Sometime in 2005, University admission seekers received perhaps the most shocking news of their lives. The then Minister of Education, Mrs. Chinwe Obaji, introduced a strange policy of subjecting candidates another round of psychological torture of having to sit for another examination which will later be called post-UTME or post-JAMB depending on who is doing the talking. This policy made it mandatory for all tertiary institutions to undertake the task of further screening candidates after their JAMB results before giving admission. According to Mrs. Obaji, candidates with a score of 200 and above will be shortlisted by JAMB and their names and scores sent to their universities of choice which should then do another screening test in form of aptitude tests, oral interviews or even another examination.
Note that at that time, universities were only mandated to take a critical look at the candidates to ensure there are fit to study the course of studies for which they have applied. The government was silent on the issue of how much should be charged per candidate. The silence of the government on this issue of critical importance soon created the vacuum for profiteer university administrators to take advantage of!

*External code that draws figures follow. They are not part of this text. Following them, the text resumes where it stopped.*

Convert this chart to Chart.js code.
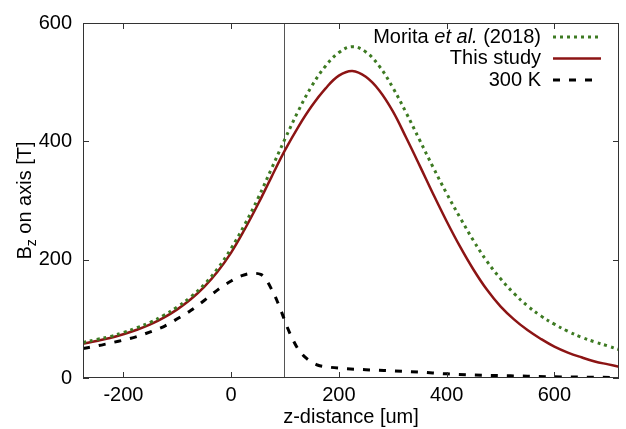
<!DOCTYPE html>
<html>
<head>
<meta charset="utf-8">
<script src="https://cdn.jsdelivr.net/npm/chart.js@4.4.1/dist/chart.umd.min.js"></script>
<style>
    html, body { margin: 0; padding: 0; background: #fff; }
    #wrap { width: 626px; height: 429px; }
</style>
</head>
<body>
<div id="wrap"><canvas id="bzchart"></canvas></div>
<script>
// z positions [um] shared by the two full-field curves
var zGrid = [-275, -250, -225, -200, -175, -150, -125, -100, -75, -50, -25, 0, 25, 50, 75, 100,
    125, 150, 175, 200, 225, 250, 275, 300, 325, 350, 375, 400, 425, 450, 475, 500, 525, 550,
    575, 600, 625, 650, 675, 700, 720];
var thisStudy = [58, 62.5, 67.5, 74, 81.5, 90.5, 102, 116, 133, 154, 180, 212, 251, 294, 340, 385,
    425, 460, 489, 511, 519, 509, 486, 451, 406, 359, 311, 265, 222, 183, 149, 121, 99, 81,
    66, 53, 43, 35, 28, 23, 19];
var morita2018 = [60, 65, 70, 77, 85, 94, 106, 120, 137, 158, 185, 219, 259, 304, 354, 404,
    452, 494, 527, 550, 560, 551, 527, 491, 448, 402, 356, 312, 271, 232, 197, 168, 143, 122,
    105, 91, 79, 69, 61, 54, 48];

// 300 K curve, sampled more densely around its peak
var zWarm = [-275, -250, -225, -200, -175, -150, -125, -100, -75, -50, -25, 0, 20, 40, 55, 65,
    75, 85, 95, 105, 115, 125, 140, 160, 185, 210, 250, 300, 350, 400, 450, 500, 550, 600, 650, 720];
var warm300K = [50, 54, 59, 64, 70, 78, 87, 100, 114, 131, 149, 164, 173, 177, 175, 166,
    150, 131, 108, 84, 64, 48, 33, 22, 18, 16, 14, 12, 10, 7, 5, 4, 3, 2, 1.5, 0.8];

var xTicks = [-200, 0, 200, 400, 600];
var yTicks = [0, 200, 400, 600];
var markerZ = 98;

var FONT = '"Liberation Sans", Arial, Helvetica, sans-serif';
var RED = '#8c1414';
var GREEN = '#3d7a22';

function toPoints(xs, ys) {
    return xs.map(function (x, i) {
        return {x: x, y: ys[i]};
    });
}

var legendRows = [
    {parts: [['Morita ', ''], ['et al.', 'italic '], [' (2018)', '']], color: GREEN, dash: [3, 4], width: 3},
    {parts: [['This study', '']], color: RED, dash: [], width: 2.5},
    {parts: [['300 K', '']], color: '#000', dash: [7, 9], width: 3}
];

var framePlugin = {
    id: 'frame',
    beforeDatasetsDraw: function (chart) {
        var ctx = chart.ctx;
        var area = chart.chartArea;
        var px = chart.scales.x.getPixelForValue(markerZ);
        ctx.save();
        ctx.strokeStyle = '#555';
        ctx.lineWidth = 1;
        ctx.beginPath();
        ctx.moveTo(Math.round(px) + 0.5, area.top);
        ctx.lineTo(Math.round(px) + 0.5, area.bottom);
        ctx.stroke();
        ctx.restore();
    },
    afterDatasetsDraw: function (chart) {
        var ctx = chart.ctx;
        var area = chart.chartArea;
        var xs = chart.scales.x;
        var ys = chart.scales.y;
        ctx.save();
        ctx.strokeStyle = '#333';
        ctx.lineWidth = 1;
        ctx.strokeRect(area.left + 0.5, area.top + 0.5, area.right - area.left - 1, area.bottom - area.top - 1);

        // gnuplot style inward ticks, mirrored
        ctx.beginPath();
        xTicks.forEach(function (v) {
            var p = Math.round(xs.getPixelForValue(v)) + 0.5;
            ctx.moveTo(p, area.bottom);
            ctx.lineTo(p, area.bottom - 6);
            ctx.moveTo(p, area.top);
            ctx.lineTo(p, area.top + 6);
        });
        yTicks.forEach(function (v) {
            var p = Math.round(ys.getPixelForValue(v)) + 0.5;
            ctx.moveTo(area.left, p);
            ctx.lineTo(area.left + 6, p);
            ctx.moveTo(area.right, p);
            ctx.lineTo(area.right - 6, p);
        });
        ctx.stroke();

        // legend
        var textRight = 541;
        var lineX0 = 553;
        var lineX1 = 601;
        ctx.textBaseline = 'middle';
        legendRows.forEach(function (row, i) {
            var y = 37 + i * 21.5;
            var x = textRight;
            ctx.fillStyle = '#000';
            for (var k = row.parts.length - 1; k >= 0; k--) {
                ctx.font = row.parts[k][1] + '20px ' + FONT;
                ctx.textAlign = 'right';
                ctx.fillText(row.parts[k][0], x, y);
                x -= ctx.measureText(row.parts[k][0]).width;
            }
            ctx.strokeStyle = row.color;
            ctx.lineWidth = row.width;
            ctx.setLineDash(row.dash);
            ctx.beginPath();
            ctx.moveTo(lineX0, y);
            ctx.lineTo(lineX1, y);
            ctx.stroke();
            ctx.setLineDash([]);
        });

        // y axis title with subscript
        ctx.translate(24, (area.top + area.bottom) / 2);
        ctx.rotate(-Math.PI / 2);
        ctx.fillStyle = '#000';
        ctx.textAlign = 'left';
        ctx.textBaseline = 'alphabetic';
        var big = '20px ' + FONT;
        var small = '14px ' + FONT;
        ctx.font = big;
        var wB = ctx.measureText('B').width;
        var rest = ' on axis [T]';
        var wRest = ctx.measureText(rest).width;
        ctx.font = small;
        var wZ = ctx.measureText('z').width;
        var start = -(wB + wZ + wRest) / 2;
        ctx.font = big;
        ctx.fillText('B', start, 7);
        ctx.font = small;
        ctx.fillText('z', start + wB, 12);
        ctx.font = big;
        ctx.fillText(rest, start + wB + wZ, 7);
        ctx.restore();
    }
};

var ctx = document.getElementById('bzchart');
new Chart(ctx, {
    type: 'line',
    data: {
        datasets: [{
            label: 'Morita et al. (2018)',
            data: toPoints(zGrid, morita2018),
            borderColor: GREEN,
            borderWidth: 3,
            borderDash: [3, 4],
            pointRadius: 0,
            tension: 0.4
        }, {
            label: 'This study',
            data: toPoints(zGrid, thisStudy),
            borderColor: RED,
            borderWidth: 2.5,
            pointRadius: 0,
            tension: 0.4
        }, {
            label: '300 K',
            data: toPoints(zWarm, warm300K),
            borderColor: '#000',
            borderWidth: 3,
            borderDash: [7, 9],
            pointRadius: 0,
            cubicInterpolationMode: 'monotone'
        }]
    },
    options: {
        responsive: true,
        maintainAspectRatio: false,
        animation: false,
        layout: {padding: {top: 19, right: 7, left: 0, bottom: 0}},
        plugins: {
            legend: {display: false},
            tooltip: {enabled: false}
        },
        scales: {
            x: {
                type: 'linear',
                min: -275,
                max: 720,
                afterBuildTicks: function (scale) {
                    scale.ticks = xTicks.map(function (v) { return {value: v}; });
                },
                afterFit: function (scale) { scale.height = 51; },
                grid: {display: true, drawOnChartArea: false, drawTicks: false},
                border: {display: false},
                ticks: {color: '#000', padding: 5, maxRotation: 0, font: {family: FONT, size: 20}},
                title: {
                    display: true,
                    text: 'z-distance [um]',
                    color: '#000',
                    padding: {top: 0, bottom: 0},
                    font: {family: FONT, size: 20}
                }
            },
            y: {
                min: 0,
                max: 600,
                afterBuildTicks: function (scale) {
                    scale.ticks = yTicks.map(function (v) { return {value: v}; });
                },
                afterFit: function (scale) { scale.width = 83; },
                grid: {display: true, drawOnChartArea: false, drawTicks: false},
                border: {display: false},
                ticks: {color: '#000', padding: 11, font: {family: FONT, size: 20}}
            }
        }
    },
    plugins: [framePlugin]
});
</script>
</body>
</html>
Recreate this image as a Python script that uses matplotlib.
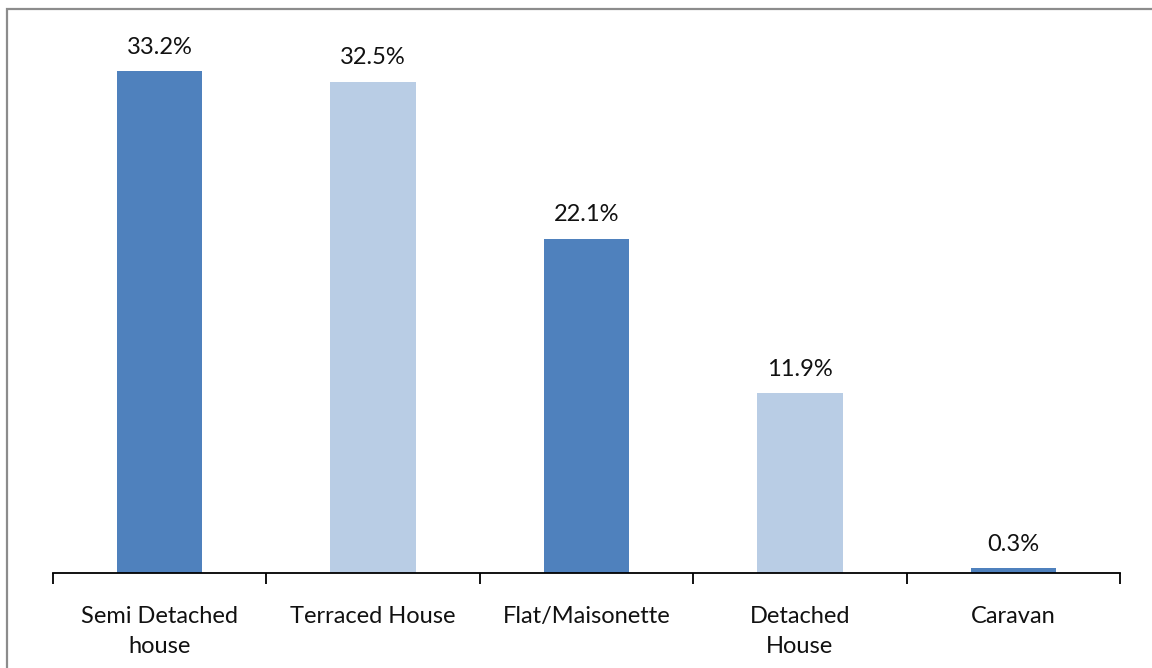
import matplotlib.pyplot as plt
from matplotlib.patches import Rectangle

plt.rcParams['font.family'] = ['Lato', 'DejaVu Sans']

categories = ['Semi Detached\nhouse', 'Terraced House', 'Flat/Maisonette', 'Detached\nHouse', 'Caravan']
shares = [33.2, 32.5, 22.1, 11.9, 0.3]
bar_colors = ['#4F81BD', '#B9CDE5', '#4F81BD', '#B9CDE5', '#4F81BD']

W, H = 1152, 668
fig = plt.figure(figsize=(W / 100, H / 100), dpi=100)

# plot area in pixels: x axis runs 53..1120 at y=573
left, right, base, top = 53, 1120, 573, 44
ax = fig.add_axes([left / W, 1 - base / H, (right - left) / W, (base - top) / H])

x = range(len(categories))
ax.bar(x, shares, width=0.4, color=bar_colors, zorder=2)
ax.set_xlim(-0.5, len(categories) - 0.5)
ax.set_ylim(0, 35)

for xi, v in zip(x, shares):
    ax.text(xi, v + 0.9, f'{v}%', ha='center', va='bottom', fontsize=17,
            color='#111111', clip_on=False)

for side in ['top', 'right', 'left']:
    ax.spines[side].set_visible(False)
ax.spines['bottom'].set_linewidth(1.3)
ax.set_yticks([])

# tick marks sit between categories
ax.set_xticks([i - 0.5 for i in range(len(categories) + 1)], minor=False)
ax.set_xticklabels([])
ax.tick_params(axis='x', direction='out', length=8, width=1.3)
for xi, lab in zip(x, categories):
    ax.text(xi, -2.2, lab, ha='center', va='top', fontsize=17,
            color='#111111', linespacing=1.5, clip_on=False)

# chart border (only top and left edges fall inside the image)
fig.patches.append(Rectangle((6.5 / W, -0.1), 1.2, 1.1 - 9.5 / H,
                             transform=fig.transFigure, fill=False,
                             edgecolor='#8C8C8C', linewidth=1.6))

fig.savefig('out.png', dpi=100, facecolor='white')
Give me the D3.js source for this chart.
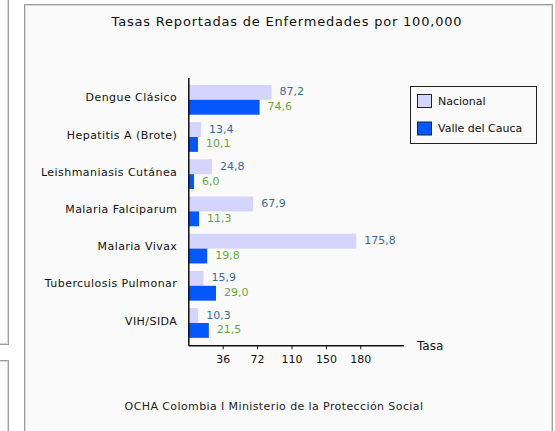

Recently, the Minister of Education, Mallam Adamu Adamu, announced at the opening of the at the 2016 Combined Policy Meeting on Admissions to Universities, Polytechnics and other higher institutions in Nigeria that the Federal Government had full confident in the examination body (JAMB) and that there was no need to subject the poor candidates to further psychological stress. He said “As far as I am concerned, the nation has confidence in what JAMB is doing, the universities should not be holding another examinations and if the universities have any complain against JAMB, let them bring it and then we address it. But if JAMB is qualified enough to conduct tests and they have conducted test, then there will be no need to conduct another test for students to gain admission.” (Vanguard June 3, 2016 my emphasis).
As I have written earlier, the strongest argument for the introduction of the post-UTME was the noticeable defects in the integrity of the JAMB examination which threw up all manner of quacks to the universities. But with those issues resolved with the introduction of several innovations in UTME like the Computer Based Test (CBT) and others over the years, can we still there are any legitimate reasons for the so-called post-UTME?
The corruption-ridden university administrators doing their utmost using their powerful lobbyists to undermine the government in their attempt to get fat cheques at the candidates’ misfortunes since the post-UTME system is lacking in accountability anyway. These men (and women) will stop at nothing to milk the vulnerable candidates of their hard earned money. Under the guise “screening fees” or any other name they are called they make the poor candidates in some cases as high as N10,000 with no guarantee of admission that excludes hidden charges for logistics.
In their desperation to gain admission, students are forced to travel long distances (and at short notices) to write these so-called exams at additional costs to the candidates.
These same universities publicly admitted the existence of cultists on their campuses when it was obvious that the federal government in the late 1990s was ready to vote large funds into the anti-cultism campaigns. Since money was involved, they could make such admission, had money not been involved, these university administrators would have sworn to the heavens that they had no single cultist on their campus.
This is why I will argue for the “no fee” screenings to test the resolve of the loudest advocates of post-UTME. The federal government should mandate these universities to conduct the screenings for free. At this point, one can hear a deafening silence because will go a long way ensuring proper quality control over the processes. I am also using this opportunity to call on the Economic and Financial Crimes Commission (EFCC) and other anti-graft agencies to extend their searchlights on the institutions of higher learning so that some unscrupulous university administrators do not feed fat on poor candidates’ hard earned money from this madness called post-UTME!
Olalekan Waheed ADIGUN is a social commentator based in Lagos, Nigeria.